The feeling of sending a grown child off to college for the first time can be described as a strange mixture of pride, relief and severe anxiety. What do parents need to know as their adult child takes this big step? As a public health researcher, I have some good news to share, and some reminders about what to be aware of during this critical transition for both you and them.
The first piece of good news is that your voice matters. Your child might not tell you, but when researchers have asked them about your influence, they find that parent attitudes and the rules you put in place during their development are major influences on their risk-taking behavior. Preparing and protecting your child from engaging in excessive drinking during college starts way before “drop-off” day. Even in middle school, and throughout high school, sending a clear message of your disapproval for underage drinking is critical and equally important in college.

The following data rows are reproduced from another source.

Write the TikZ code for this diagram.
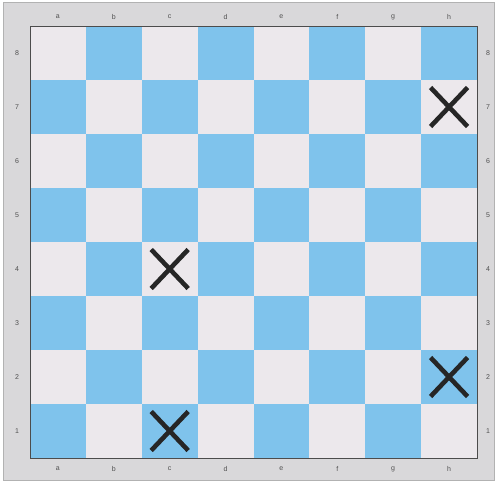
\documentclass[tikz,border=0pt]{standalone}
\usepackage{fontspec}
\setmainfont{Liberation Sans}
\usetikzlibrary{calc}
\definecolor{frame}{HTML}{D9D8DA}
\definecolor{lightsq}{HTML}{ECE8EC}
\definecolor{darksq}{HTML}{7FC3EC}
\definecolor{lbl}{HTML}{505050}
\begin{document}
\begin{tikzpicture}[x=1pt,y=-1pt,
  lab/.style={font=\fontsize{7}{7}\selectfont, text=lbl, inner sep=0pt},
  xmark/.style={line width=4.6pt, draw=black!85}]
\useasboundingbox (0,0) rectangle (497,483);
\fill[white] (0,0) rectangle (497,483);
\fill[frame] (3,2) rectangle (495,481);
\draw[gray!60, line width=0.6pt] (3.5,2.5) rectangle (494.5,480.5);
% squares
\def\bx{30}\def\by{26}\def\sw{55.875}\def\sh{54}
\foreach \c in {0,...,7}{
  \foreach \r in {0,...,7}{
    \pgfmathtruncatemacro{\myparity}{mod(\c+\r,2)}
    \ifnum\myparity=0 \def\col{lightsq}\else\def\col{darksq}\fi
    \fill[\col] ({\bx+\c*\sw},{\by+\r*\sh}) rectangle ({\bx+(\c+1)*\sw},{\by+(\r+1)*\sh});
  }
}
\node[draw=black!70, line width=1.2pt, minimum width=447pt, minimum height=432pt, inner sep=0pt, anchor=north west] (board) at (30,26) {};
% labels
\foreach \f [count=\i from 0] in {a,b,c,d,e,f,g,h}{
  \node[lab] (top\f) at ({\bx+(\i+0.5)*\sw},17) {\f};
  \node[lab] (bot\f) at ({\bx+(\i+0.5)*\sw},469) {\f};
}
\foreach \r in {1,...,8}{
  \node[lab] (left\r) at (17,{\by+(8.5-\r)*\sh}) {\r};
  \node[lab] (right\r) at (488,{\by+(8.5-\r)*\sh}) {\r};
}
% X marks
\foreach \name/\c/\r in {h7/7/7, c4/2/4, h2/7/2, c1/2/1}{
  \coordinate (\name) at ({\bx+(\c+0.5)*\sw},{\by+(8.5-\r)*\sh});
  \draw[xmark] ($(\name)+(-18.5,-19.5)$) -- ($(\name)+(18.5,19.5)$);
  \draw[xmark] ($(\name)+(-18.5,19.5)$) -- ($(\name)+(18.5,-19.5)$);
}
\end{tikzpicture}
\end{document}
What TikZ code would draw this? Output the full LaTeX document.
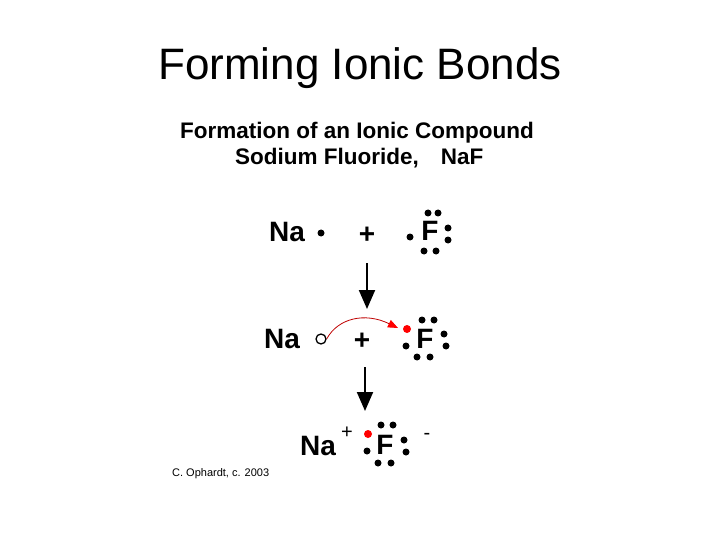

To some parents, it might be tempting to think that you can “teach” your child how to drink responsibly by allowing them to drink before going to college. Many parents also think that not allowing their children to drink turns alcohol into “forbidden fruit,” increasing the child’s interest in drinking. Instead, research has shown that having parents who communicate clear expectations against using alcohol during high school is associated with a lower chance of drinking excessively during college 1.
From our own study of more than 1,000 college students ages 17 to 19, we found that those who didn’t drink during high school drank an average of 1.8 drinks per occasion, compared with 5 drinks among those who did drink during high school 2.